--- Begin ---
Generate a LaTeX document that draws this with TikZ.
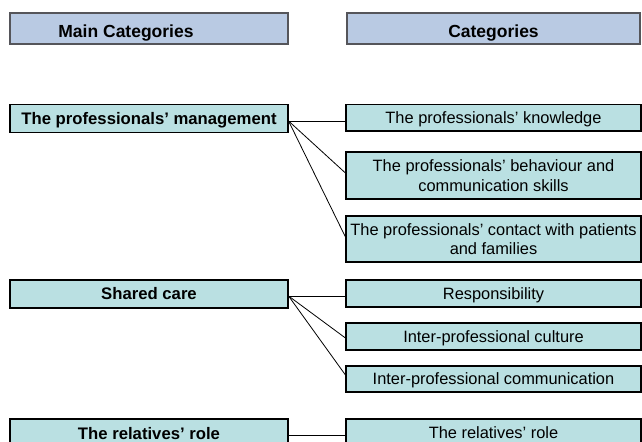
\documentclass[tikz,border=0pt]{standalone}
\usepackage{fontspec}
\setmainfont{Liberation Sans}
\definecolor{boxfill}{RGB}{186,224,226}
\definecolor{headfill}{RGB}{185,202,227}
\definecolor{headline}{RGB}{85,85,90}
\begin{document}
\begin{tikzpicture}[x=1bp,y=-1bp,
  headfont/.style={font=\fontsize{17.5bp}{21bp}\selectfont\bfseries},
  headbox/.style={draw=headline, line width=1.3bp, fill=headfill, inner sep=0pt,
    minimum height=31bp},
  headtext/.style={headfont, inner sep=0pt, text height=12.5bp, text depth=0pt},
  mainbox/.style={draw=black, line width=1.1bp, fill=boxfill, inner sep=0pt,
    minimum width=278bp, minimum height=28bp, text height=12bp, text depth=0pt,
    font=\fontsize{16.7bp}{20bp}\selectfont\bfseries},
  catbox/.style={draw=black, line width=1.1bp, fill=boxfill, inner sep=0pt,
    minimum width=295bp, align=center, font=\fontsize{16.4bp}{19.5bp}\selectfont},
  onecat/.style={catbox, text height=11.8bp, text depth=0pt},
  link/.style={draw=black, line width=0.8bp}]
\useasboundingbox (0,0) rectangle (642,442);
\clip (0,0) rectangle (642,442);
% headers
\node[headbox, minimum width=278bp] (h1) at (149,28.5) {};
\node[headtext] (h1t) at (126,31) {Main Categories};
\node[headbox, minimum width=293bp] (h2) at (493.5,28.5) {};
\node[headtext] (h2t) at (493.5,31) {Categories};
% main categories
\node[mainbox] (pm) at (149,118.3) {The professionals’ management};
\node[mainbox] (sc) at (149,294) {Shared care};
\node[mainbox] (rr) at (149,433) {The relatives’ role};
% categories
\node[onecat, minimum height=26.5bp] (kn) at (493.5,117.8) {The professionals’ knowledge};
\node[catbox, minimum height=47bp] (bh) at (493.5,175.5) {The professionals’ behaviour and\\communication skills};
\node[catbox, minimum height=46bp] (ct) at (493.5,239) {The professionals’ contact with patients\\and families};
\node[onecat, minimum height=27bp] (rs) at (493.5,293.5) {Responsibility};
\node[onecat, minimum height=27bp] (cu) at (493.5,336.5) {Inter-professional culture};
\node[onecat, minimum height=26bp] (cm) at (493.5,379) {Inter-professional communication};
\node[onecat, minimum height=28bp] (rk) at (493.5,433) {The relatives’ role};
% connectors
\coordinate (pmo) at ([yshift=-2.7bp]pm.east);
\coordinate (sco) at ([yshift=-2bp]sc.east);
\coordinate (rro) at ([yshift=-2bp]rr.east);
\draw[link] (pmo) -- (pmo -| kn.west);
\draw[link] (pmo) -- ([yshift=2.5bp]bh.west);
\draw[link] (pmo) -- ([yshift=2bp]ct.west);
\draw[link] (sco) -- (sco -| rs.west);
\draw[link] (sco) -- ([yshift=-1.5bp]cu.west);
\draw[link] (sco) -- ([yshift=4bp]cm.west);
\draw[link] (rro) -- (rro -| rk.west);
\end{tikzpicture}
\end{document}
--- End ---
= Written problem =
Exclude the images, then output the data above word for word.

= Reply =
Generate a LaTeX document that draws this with TikZ.
\documentclass[tikz,border=0pt]{standalone}
\usepackage{fontspec}
\setmainfont{Liberation Sans}
\definecolor{boxfill}{RGB}{186,224,226}
\definecolor{headfill}{RGB}{185,202,227}
\definecolor{headline}{RGB}{85,85,90}
\begin{document}
\begin{tikzpicture}[x=1bp,y=-1bp,
  headfont/.style={font=\fontsize{17.5bp}{21bp}\selectfont\bfseries},
  headbox/.style={draw=headline, line width=1.3bp, fill=headfill, inner sep=0pt,
    minimum height=31bp},
  headtext/.style={headfont, inner sep=0pt, text height=12.5bp, text depth=0pt},
  mainbox/.style={draw=black, line width=1.1bp, fill=boxfill, inner sep=0pt,
    minimum width=278bp, minimum height=28bp, text height=12bp, text depth=0pt,
    font=\fontsize{16.7bp}{20bp}\selectfont\bfseries},
  catbox/.style={draw=black, line width=1.1bp, fill=boxfill, inner sep=0pt,
    minimum width=295bp, align=center, font=\fontsize{16.4bp}{19.5bp}\selectfont},
  onecat/.style={catbox, text height=11.8bp, text depth=0pt},
  link/.style={draw=black, line width=0.8bp}]
\useasboundingbox (0,0) rectangle (642,442);
\clip (0,0) rectangle (642,442);
% headers
\node[headbox, minimum width=278bp] (h1) at (149,28.5) {};
\node[headtext] (h1t) at (126,31) {Main Categories};
\node[headbox, minimum width=293bp] (h2) at (493.5,28.5) {};
\node[headtext] (h2t) at (493.5,31) {Categories};
% main categories
\node[mainbox] (pm) at (149,118.3) {The professionals’ management};
\node[mainbox] (sc) at (149,294) {Shared care};
\node[mainbox] (rr) at (149,433) {The relatives’ role};
% categories
\node[onecat, minimum height=26.5bp] (kn) at (493.5,117.8) {The professionals’ knowledge};
\node[catbox, minimum height=47bp] (bh) at (493.5,175.5) {The professionals’ behaviour and\\communication skills};
\node[catbox, minimum height=46bp] (ct) at (493.5,239) {The professionals’ contact with patients\\and families};
\node[onecat, minimum height=27bp] (rs) at (493.5,293.5) {Responsibility};
\node[onecat, minimum height=27bp] (cu) at (493.5,336.5) {Inter-professional culture};
\node[onecat, minimum height=26bp] (cm) at (493.5,379) {Inter-professional communication};
\node[onecat, minimum height=28bp] (rk) at (493.5,433) {The relatives’ role};
% connectors
\coordinate (pmo) at ([yshift=-2.7bp]pm.east);
\coordinate (sco) at ([yshift=-2bp]sc.east);
\coordinate (rro) at ([yshift=-2bp]rr.east);
\draw[link] (pmo) -- (pmo -| kn.west);
\draw[link] (pmo) -- ([yshift=2.5bp]bh.west);
\draw[link] (pmo) -- ([yshift=2bp]ct.west);
\draw[link] (sco) -- (sco -| rs.west);
\draw[link] (sco) -- ([yshift=-1.5bp]cu.west);
\draw[link] (sco) -- ([yshift=4bp]cm.west);
\draw[link] (rro) -- (rro -| rk.west);
\end{tikzpicture}
\end{document}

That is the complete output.